Morgan Stanley and, later, Deutsche Bank – awarded an IPO mandate in February – had originally come up with lower valuations. Mr Le Grice argues that this was because they were using Russian or even US-inspired comparables. Yet Asian investors, he insists, have a more realistic idea of what such a business is worth.

“They have a different perspective on high-rise, mass residential housing development,” he says. “If you live in Hong Kong or Singapore, you look out of your window and that’s all you see. In fact, you probably live in one.” So, he elaborates, Asians understand about using concrete slabs to build efficiently and fast, they understand about emerging market property growth and, as investors, they are willing to pay for it.

Value speaks to Russians, as much as it does to anyone, and Nomura finally won its mandate as joint bookrunner in March, after wooing PIK’s management on a premarketing – pilot fishing, as they say – trip around Asia. It was definitely the junior partner, invited to underwrite 20% of the deal, while the other two banks underwrote 40% each. Needless to say, the fees would be dished out in similar proportions, though incentives were built in for actual performance. “There was a perception in the transaction that Nomura was offering less,” Mr Le Grice observes.

So be it. The roadshow began in May, offering 15% of PIK at $25-$31 a share, to raise $1.8bn-$2.3bn. The show opened in Singapore. “Within one day we had orders – price-insensitive orders – out of Asia for $550m,” says Mr Boardman.

That was just as well, since it was to be a torrid fortnight. Property yields around the world were coming under pressure, which did not help. A hike in Chinese stamp tax sent the Shanghai market into a spin, and other emerging markets with it – such as Moscow, which fell by more than 9%. If that was not enough, a series of Russian property IPOs had blunted the market’s appetite for yet another. The most recent, AFI, had been brought to market by none other than Morgan Stanley and Deutsche Bank (with Goldman Sachs).

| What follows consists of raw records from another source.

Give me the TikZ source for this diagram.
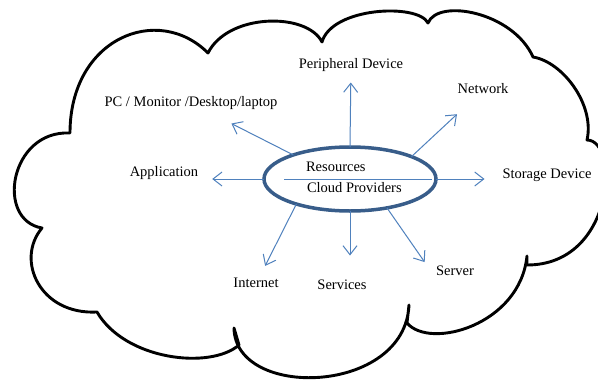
\documentclass[tikz,border=0pt]{standalone}
\usepackage{fontspec}
\setmainfont{Liberation Serif}
\usetikzlibrary{shapes.geometric,arrows.meta}
\definecolor{hubblue}{RGB}{56,93,138}
\definecolor{spokeblue}{RGB}{79,129,189}

\begin{document}
\begin{tikzpicture}[x=1pt, y=-1pt,
    every node/.style = {inner sep=0pt, outer sep=0pt,
      font=\fontsize{14.5}{17}\selectfont,
      text height=10pt, text depth=3pt},
    cloudline/.style = {draw=black, line width=2.9pt, line join=round},
    hub/.style = {ellipse, draw=hubblue, line width=3.5pt,
      minimum width=172pt, minimum height=64pt},
    spoke/.style = {draw=spokeblue, line width=1pt,
      -{Straight Barb[length=9pt,width=14pt]}}]
    \fill[white] (0,0) rectangle (598,381);
    \useasboundingbox (0,0) rectangle (598,381);
    % the cloud, one bump after the other
    \draw[cloudline]
      (70,133) .. controls (70,38) and (158,3) .. (208,53)
      .. controls (228,13) and (307,12) .. (322,42)
      .. controls (332,7) and (418,3) .. (428,23)
      .. controls (438,-2) and (513,12) .. (533,57)
      .. controls (563,62) and (595,105) .. (587,140)
      .. controls (620,140) and (615,265) .. (527,265)
      -- (527,256)
      .. controls (520,325) and (430,350) .. (407,323)
      -- (409,305)
      .. controls (405,395) and (235,400) .. (234,328)
      -- (239,345)
      .. controls (210,370) and (125,360) .. (97,312)
      .. controls (40,315) and (15,260) .. (42,228)
      .. controls (-5,220) and (10,130) .. (70,133) -- cycle;
    % hub
    \node[hub] (res) at (350,179) {};
    \draw[spoke, -] ([xshift=20pt]res.west) -- ([xshift=-4pt]res.east);
    \node[anchor=west] (restop) at (306,168) {Resources};
    \node[anchor=west] (resbot) at (307,189) {Cloud Providers};
    % things around it
    \node (periph) at (351,65) {Peripheral Device};
    \node (network) at (483,90) {Network};
    \node (pc) at (191,103) {PC / Monitor /Desktop/laptop};
    \node (app) at (164,173) {Application};
    \node (storage) at (547,175) {Storage Device};
    \node (internet) at (256,284) {Internet};
    \node (services) at (342,286) {Services};
    \node (server) at (455,272) {Server};
    \draw[spoke, shorten >=11pt] (res.north) -- (periph);
    \draw[spoke, shorten >=26pt] (res.20) -- (network);
    \draw[spoke, shorten >=18pt] (res.east) -- (res.east -| storage.west);
    \draw[spoke, shorten >=14pt] (res.west) -- (res.west -| app.east);
    \draw[spoke, shorten >=31pt] (res.157) -- (pc);
    \draw[spoke, shorten >=13pt] (res.205) -- (internet);
    \draw[spoke, shorten >=24pt] (res.south) -- (res.south |- services.north);
    \draw[spoke, shorten >=20pt] (res.322) -- (server.south west);
\end{tikzpicture}
\end{document}
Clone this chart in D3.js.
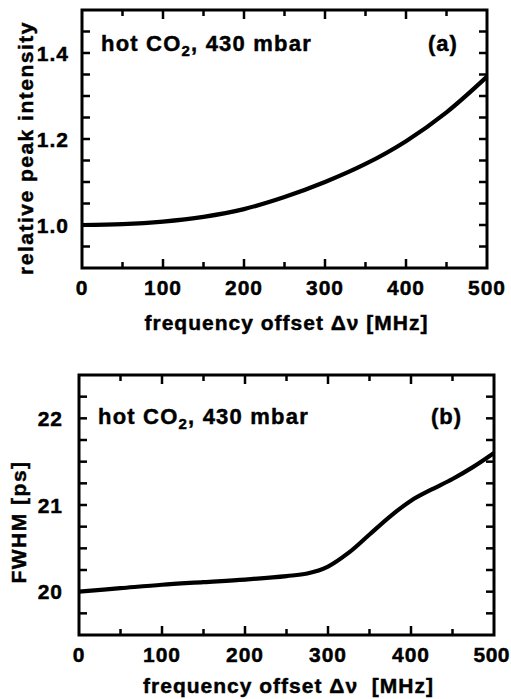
<!DOCTYPE html>
<html><head><meta charset="utf-8">
<script src="https://cdn.jsdelivr.net/npm/d3@7"></script>
<style>body{margin:0;background:#fff}svg{display:block}text{font-family:"Liberation Sans",Arial,sans-serif;font-weight:bold;fill:#000;stroke:#000;stroke-width:0.45px}</style>
</head><body>
<script>
// ---- data ----
const freqA = [0, 50, 100, 150, 200, 250, 300, 350, 400, 450, 500];
const intensity = [1.0, 1.002, 1.008, 1.019, 1.037, 1.065, 1.1, 1.142, 1.195, 1.262, 1.345];
const freqB = [0, 50, 100, 150, 200, 250, 275, 300, 325, 350, 375, 400, 425, 450, 475, 500];
const fwhm = [20.0, 20.04, 20.08, 20.11, 20.14, 20.18, 20.21, 20.29, 20.45, 20.66, 20.87, 21.05, 21.18, 21.30, 21.44, 21.6];
const xTicks = [0, 100, 200, 300, 400, 500];
const yTicksA = [1.0, 1.2, 1.4];
const yTicksB = [20, 21, 22];

const W = 511, H = 699;
const svg = d3.select("body").append("svg").attr("width", W).attr("height", H);

function panel(o) {
  const x = d3.scaleLinear().domain([0, 500]).range([o.left, o.right]);
  const y = d3.scaleLinear().domain(o.ydom).range([o.bottom, o.top]);
  const g = svg.append("g");
  const minorX = d3.range(0, 501, 50);
  const minorY = d3.range(o.ydom[0], o.ydom[1] + 1e-9, o.ystep).map(v => +v.toFixed(4));
  // ticks
  minorX.forEach(v => {
    const major = v % 100 === 0;
    const len = major ? 9 : 6;
    if (v === 0 || v === 500) return;
    g.append("line").attr("x1", x(v)).attr("x2", x(v)).attr("y1", o.bottom).attr("y2", o.bottom - len).attr("stroke", "#000").attr("stroke-width", 2.5);
    g.append("line").attr("x1", x(v)).attr("x2", x(v)).attr("y1", o.top).attr("y2", o.top + len).attr("stroke", "#000").attr("stroke-width", 2.5);
  });
  minorY.forEach(v => {
    if (Math.abs(v - o.ydom[0]) < 1e-6 || Math.abs(v - o.ydom[1]) < 1e-6) return;
    const len = 8;
    g.append("line").attr("x1", o.left).attr("x2", o.left + len).attr("y1", y(v)).attr("y2", y(v)).attr("stroke", "#000").attr("stroke-width", 2.5);
    g.append("line").attr("x1", o.right).attr("x2", o.right - len).attr("y1", y(v)).attr("y2", y(v)).attr("stroke", "#000").attr("stroke-width", 2.5);
  });
  // frame
  g.append("rect").attr("x", o.left).attr("y", o.top).attr("width", o.right - o.left).attr("height", o.bottom - o.top)
    .attr("fill", "none").attr("stroke", "#000").attr("stroke-width", 3);
  // tick labels
  xTicks.forEach(v => {
    const last = v === 500 && o.right + 20 > W;
    g.append("text").attr("x", last ? W - 1 : x(v)).attr("y", o.bottom + 27).attr("text-anchor", last ? "end" : "middle")
      .attr("font-size", 21).attr("letter-spacing", last ? 0.5 : 1).text(v);
  });
  o.yticks.forEach(v => {
    g.append("text").attr("x", o.left - o.ylabGap).attr("y", y(v) + 7.5).attr("text-anchor", "end")
      .attr("font-size", 21).attr("letter-spacing", 1).text(o.fmt(v));
  });
  // line
  const line = d3.line().x(d => x(d[0])).y(d => y(d[1])).curve(d3.curveCatmullRom.alpha(0.5));
  g.append("path").datum(o.xs.map((v, i) => [v, o.ys[i]])).attr("d", line)
    .attr("fill", "none").attr("stroke", "#000").attr("stroke-width", 4.2).attr("stroke-linejoin", "round");
  // annotation
  const t = g.append("text").attr("x", o.left + 19).attr("y", o.annY).attr("font-size", 22).attr("letter-spacing", 1.2);
  t.append("tspan").text("hot CO");
  t.append("tspan").attr("font-size", 15).attr("dy", 5).text("2");
  t.append("tspan").attr("dy", -5).text(", 430 mbar");
  g.append("text").attr("x", o.panelLabX).attr("y", o.annY).attr("font-size", 22).attr("letter-spacing", 1).text(o.panelLab);
  // x title
  g.append("text").attr("x", (o.left + o.right) / 2 + 2).attr("y", o.xtitleY).attr("text-anchor", "middle")
    .attr("font-size", 21).attr("letter-spacing", 1).attr("xml:space", "preserve").text(o.xtitle);
  // y title
  g.append("text").attr("transform", `translate(${o.ytitleX},${o.ytitleCY}) rotate(-90)`).attr("text-anchor", "middle")
    .attr("font-size", 21).attr("letter-spacing", 1.5).text(o.ytitle);
}

panel({left: 82, right: 487, top: 10, bottom: 268, ydom: [0.9, 1.5], ystep: 0.05,
  yticks: yTicksA, fmt: d3.format(".1f"), ylabGap: 13, xs: freqA, ys: intensity,
  annY: 51, panelLab: "(a)", panelLabX: 428, xtitleY: 330, xtitle: "frequency offset \u0394\u03bd [MHz]",
  ytitle: "relative peak intensity", ytitleX: 33, ytitleCY: 148});
panel({left: 79, right: 494, top: 375, bottom: 635, ydom: [19.5, 22.5], ystep: 0.25,
  yticks: yTicksB, fmt: d3.format("d"), ylabGap: 16, xs: freqB, ys: fwhm,
  annY: 424, panelLab: "(b)", panelLabX: 431, xtitleY: 693, xtitle: "frequency offset \u0394\u03bd  [MHz]",
  ytitle: "FWHM [ps]", ytitleX: 26, ytitleCY: 522});
</script>
</body></html>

While the initial offering had been hugely successful, AFI’s share price had since fallen by 20%. Potential buyers of PIK were not too impressed.

Exceeding expectations

Nonetheless, the Nomura team gave it everything they had. “This was not a cookie cutter deal for Nomura – it was a franchise transaction,” says Mr Le Grice. “And we outperformed expectations, on a global basis.”

The issue was finally priced at the bottom of its range – at $25 per share, valuing PIK at about $12.3bn. Price notwithstanding, it was still the largest-ever IPO in the property sector for Europe and indeed – barring real estate investment trusts – the world. On top of that, it was the largest non-financial equity transaction of the year to date, anywhere.

And Nomura kept its promises. The valuation was in line with its apparently ambitious prediction. A full 30% of the offering went to Asia, an unprecedented level. “The shares were successfully placed with good quality investors – very few hedge funds – who didn’t flip,” says Mr Boardman.

By mid-June, the shares were still trading at around their issue level but, given that Russian comparables were down some 9% since PIK’s pricing, being flat was no bad achievement. The Nomura team has every intention of building on it. “We hope to carry on delivering Asia for Russian clients,” Mr Le Grice concludes. “And we hope that the word of mouth continues.”